意匠の国際登録制度であるハーグ制度とは、意匠登録の国際出願方法の一つで、出願人は意匠について国際出願を一度行えば、指定した締約国すべてにおいて出願したことになる制度である。
ハーグ協定は、1925年にオランダ第三の都市ハーグで締結され、その後、何度も改正が行われ、現在は《1960年ハーグアクト》と《1999年のジュネーブアクト》が使用されており、1960年と1999年のアクトはそれぞれ独立している。
出願人が国際登録出願を行った意匠は、同じ国際登録日に指定締約国で出願した場合と同一の法的効果を受けることができるが、指定できるのは同じアクトに加入している締約国に限られる。例えば、出願人が《1999年ジュネーブアクト》に加入している締約国に属する場合、この出願人は意匠の国際登録出願を行う際、《1999年ジュネーブアクト》に加入している締約国のみを指定することができる。

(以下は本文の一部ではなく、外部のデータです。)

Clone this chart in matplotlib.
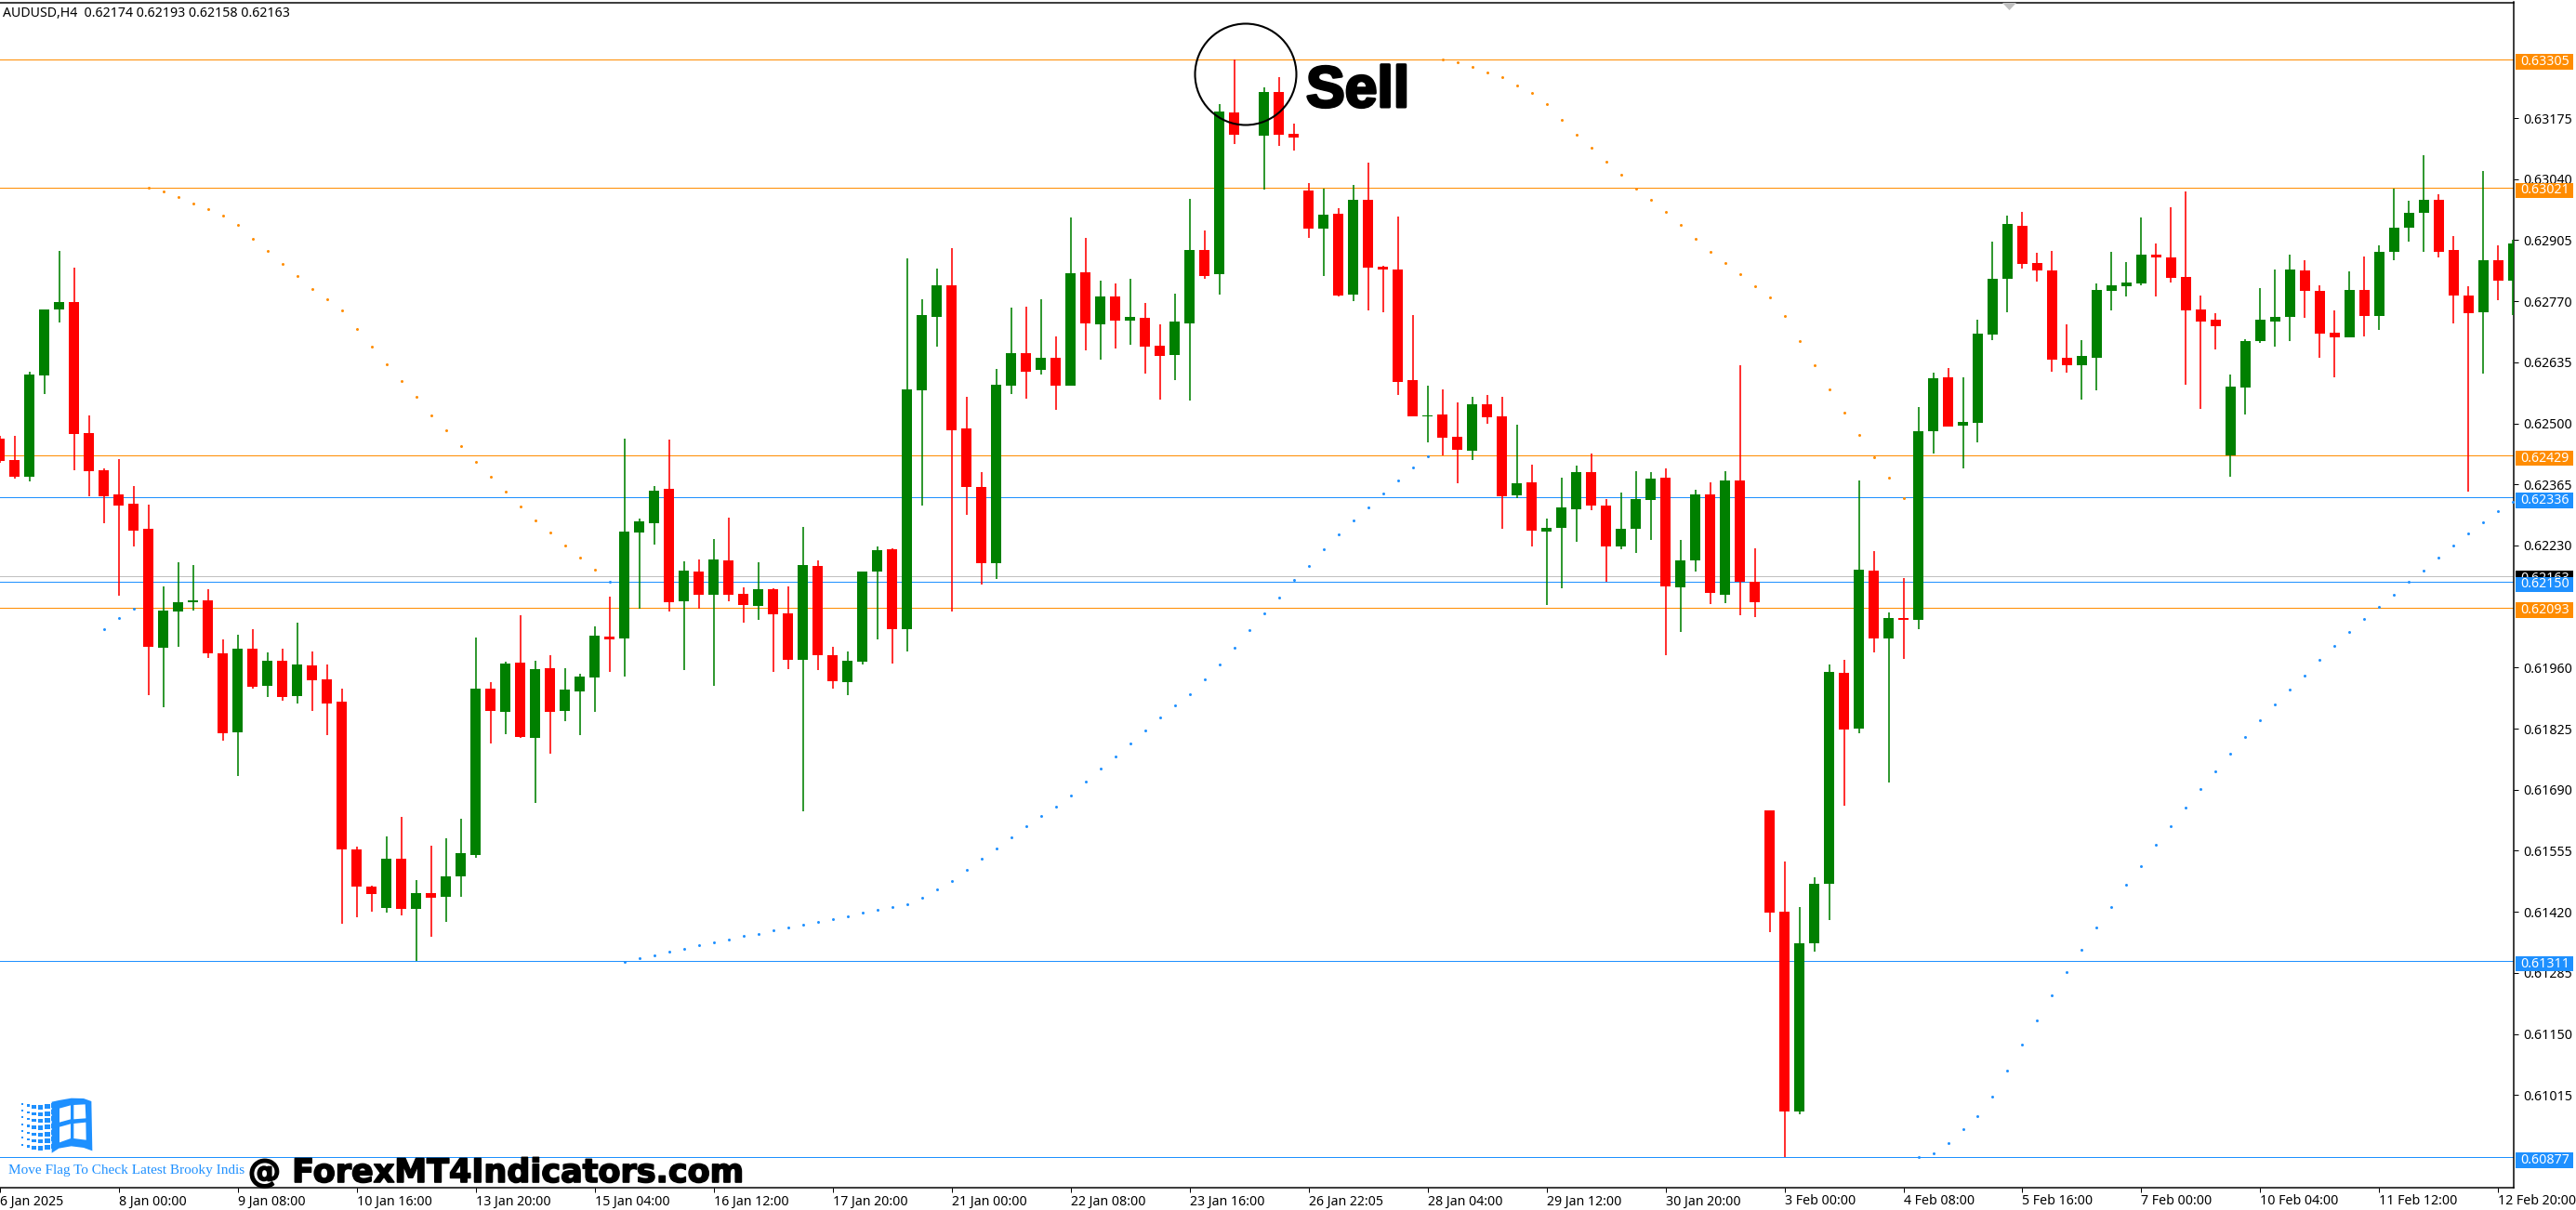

また、加盟国の国内法で審査機関が定められている場合、当該審査機関は規定に従って審査を行うことができ、国際登録出願された意匠が指定された加盟国において保護を付与されるか否かは、最終的に当該加盟国により決定される。
台湾の出願人は、PCTやEPCのシステムの運用には比較的慣れているが、意匠登録に関するハーグ協定には馴染みのない人も多い。今後意匠登録出願を計画する際、少数の国にしか出願しない場合は、ハーグ制度を利用しても費用が軽減されるとは限らないため、利用しないという選択肢も考えられる。
しかし、多数の国や地域で意匠出願登録を行う場合、出願前に当該国の意匠制度(例えば、部分意匠、組物意匠などの規定)を十分に理解し、規定に合わないために多くの分割出願や補正が必要になり追加費用が発生するような事態を回避することが推奨される。